Bellingham Technical College averaged about 50 students passing the GED test in the years prior to the change, and has had six pass the test so far this year. “For the life of me, I don’t even know what this new test is measuring,” Leister says.
Bull says it would have been better to phase in the changes over a few years, finding out what works and what doesn’t. “Simply saying that these new standards will produce more capable employees is not adequate. Show me the evidence,” he says. “Look at the types of skills required of people in jobs with a prerequisite of a GED or high school diploma but no higher credential. Show, through a workforce skills assessment, that the old test inadequately prepared people for those jobs.”
What the new test does not address very well, and perhaps works against, is the coming dearth of qualified workers in middle-skills jobs: nursing, computer technology, manufacturing, and other fields that require some post-secondary education and training—computer skills, yes, but not calculus. About half of the U.S. labor force works in those fields, and the shortage of those types of workers is expected to grow substantially as Baby Boomers retire. About 25 million new middle-skill job openings are expected by 2020.
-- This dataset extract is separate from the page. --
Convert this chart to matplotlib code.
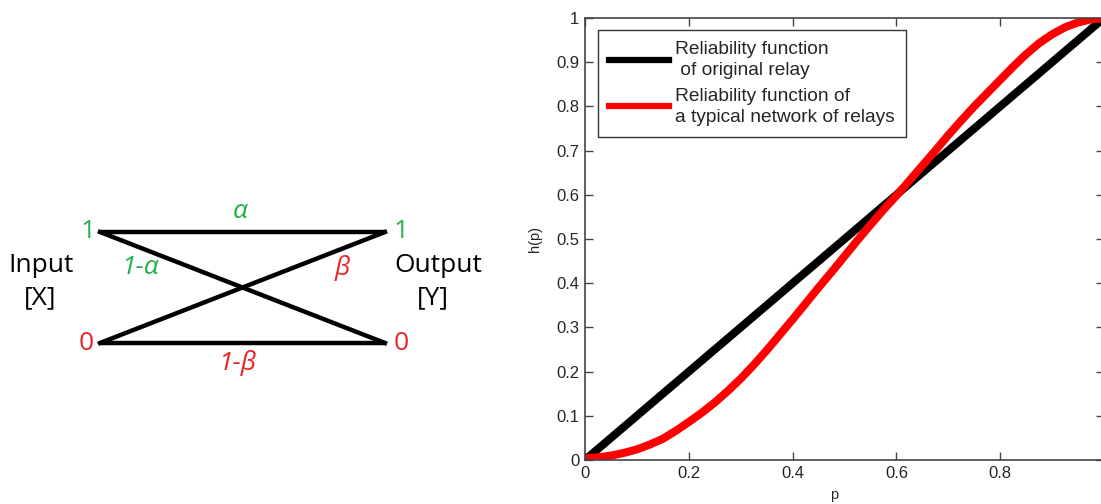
import matplotlib
matplotlib.use("Agg")
import matplotlib.pyplot as plt

# reliability curves
p_relay = [0.0, 0.25, 0.5, 0.75, 1.0]
h_relay = [0.0, 0.25, 0.5, 0.75, 1.0]

p_network = [0.0, 0.025, 0.05, 0.075, 0.1, 0.125, 0.15, 0.175, 0.2, 0.225,
             0.25, 0.275, 0.3, 0.325, 0.35, 0.375, 0.4, 0.425, 0.45, 0.475,
             0.5, 0.525, 0.55, 0.575, 0.6, 0.625, 0.65, 0.675, 0.7, 0.725,
             0.75, 0.775, 0.8, 0.825, 0.85, 0.875, 0.9, 0.925, 0.95, 0.975, 1.0]
h_network = [0.004, 0.006, 0.01, 0.016, 0.024, 0.035, 0.048, 0.066, 0.086, 0.107,
             0.13, 0.156, 0.184, 0.215, 0.248, 0.283, 0.318, 0.354, 0.39, 0.425,
             0.461, 0.497, 0.532, 0.566, 0.598, 0.632, 0.666, 0.70, 0.735, 0.768,
             0.80, 0.83, 0.86, 0.89, 0.918, 0.943, 0.963, 0.979, 0.99, 0.997, 1.0]

labels = ["Reliability function\n of original relay",
          "Reliability function of\na typical network of relays"]
yticks = [0, 0.1, 0.2, 0.3, 0.4, 0.5, 0.6, 0.7, 0.8, 0.9, 1]
ytick_labels = ["0", "0.1", "0.2", "0.3", "0.4", "0.5", "0.6", "0.7", "0.8", "0.9", "1"]
xticks = [0, 0.2, 0.4, 0.6, 0.8, 1]
xtick_labels = ["0", "0.2", "0.4", "0.6", "0.8", ""]  # "1" falls off the image

green = "#22b14c"
red = "#e8262a"


def draw_channel(ax):
    # binary channel sketch, coordinates in pixels of the left half
    ax.set_xlim(0, 550.5)
    ax.set_ylim(504, 0)
    ax.axis("off")
    fnt = dict(family="Open Sans", fontsize=19)
    lw = 3.2
    ax.plot([100, 385], [232, 232], color="black", lw=lw, solid_capstyle="butt")
    ax.plot([100, 385], [343, 343], color="black", lw=lw, solid_capstyle="butt")
    ax.plot([100, 385], [232, 343], color="black", lw=lw)
    ax.plot([100, 385], [343, 232], color="black", lw=lw)

    ax.text(88, 232, "1", color=green, ha="center", va="center", **fnt)
    ax.text(86, 343, "0", color=red, ha="center", va="center", **fnt)
    ax.text(401, 232, "1", color=green, ha="center", va="center", **fnt)
    ax.text(401, 343, "0", color=red, ha="center", va="center", **fnt)

    ax.text(240, 212, "α", color=green, ha="center", va="center", style="italic", **fnt)
    ax.text(140, 268, "1-α", color=green, ha="center", va="center", style="italic", **fnt)
    ax.text(342, 268, "β", color=red, ha="center", va="center", style="italic", **fnt)
    ax.text(237, 363, "1-β", color=red, ha="center", va="center", style="italic", **fnt)

    ax.text(41, 265, "Input", color="black", ha="center", va="center", **fnt)
    ax.text(40, 298, "[X]", color="black", ha="center", va="center", **fnt)
    ax.text(438, 265, "Output", color="black", ha="center", va="center", **fnt)
    ax.text(433, 298, "[Y]", color="black", ha="center", va="center", **fnt)


def main():
    fig = plt.figure(figsize=(11.01, 5.04), dpi=100)

    ax0 = fig.add_axes([0, 0, 0.5, 1])
    draw_channel(ax0)

    W, H = 1101, 504
    left, right, top, bottom = 585, 1104, 18, 460
    ax = fig.add_axes([left / W, (H - bottom) / H, (right - left) / W, (bottom - top) / H])
    ax.plot(p_relay, h_relay, color="black", lw=5.8, label=labels[0])
    ax.plot(p_network, h_network, color="#ff0000", lw=5.8, label=labels[1])
    ax.set_xlim(0, 1)
    ax.set_ylim(0, 1)

    txt = "#262626"
    ax.set_yticks(yticks)
    ax.set_yticklabels(ytick_labels)
    ax.set_xticks(xticks)
    ax.set_xticklabels(xtick_labels)
    ax.tick_params(direction="in", length=6, width=1, color="#444444",
                   top=True, right=True, labelsize=12, labelcolor=txt, pad=4)
    for lab in ax.get_xticklabels() + ax.get_yticklabels():
        lab.set_family("Liberation Sans")
    for s in ax.spines.values():
        s.set_color("#444444")
        s.set_linewidth(1.2)

    ax.set_xlabel("p", fontsize=10.5, color=txt, family="Liberation Sans")
    ax.set_ylabel("h(p)", fontsize=10.5, color=txt, family="Liberation Sans")
    ax.xaxis.set_label_coords(0.48, -0.064)
    ax.yaxis.set_label_coords(-0.083, 0.5)

    leg = ax.legend(loc="upper left", bbox_to_anchor=(598 / W, 1 - 30 / H),
                    bbox_transform=fig.transFigure, borderaxespad=0,
                    prop={"family": "Liberation Sans", "size": 13.8},
                    handlelength=3.1, handletextpad=0.32, labelspacing=0.45,
                    borderpad=0.58, fancybox=False, framealpha=1)
    leg.get_frame().set_edgecolor("#333333")
    leg.get_frame().set_linewidth(1.0)
    for t in leg.get_texts():
        t.set_color(txt)
        t.set_linespacing(1.3)
    for ln in leg.get_lines():
        ln.set_linewidth(4.5)

    fig.savefig("out.png", dpi=100)


if __name__ == "__main__":
    main()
“We have seen so many people just give up, and we as a society will pay for that in some way,” predicts Dan McLaughlin at Seeds of Literacy. “We have effectively told people who want to improve their lives that we don’t really care if they do or not.”
In Ohio and Pennsylvania, in the Utica and Marcellus natural-gas shale fields, there is a shortage of certified welders for drilling operations. Rosado could easily fill one of those jobs and triple his salary—with a GED diploma. He is hoping he will pass the test by the end of this year, and indicated he will continue to study until he does.
Neustedt is easily qualified for a two- or four-year registered nurse program, but she is having a hard time with the math portion of the new GED. Like Rosado, she will continue studying, and hopes to pass all four parts by year’s end.
“I don’t want anything for free,” Neustedt says, “but I have proven in my job that I am good at providing health care to the patients who need it, and there is a need for someone like me to move up in the system. But I can’t do it because I dropped out of high school and had a daughter. It’s not even frustrating any more. It’s almost like the people who designed this test have no idea why people even take it.”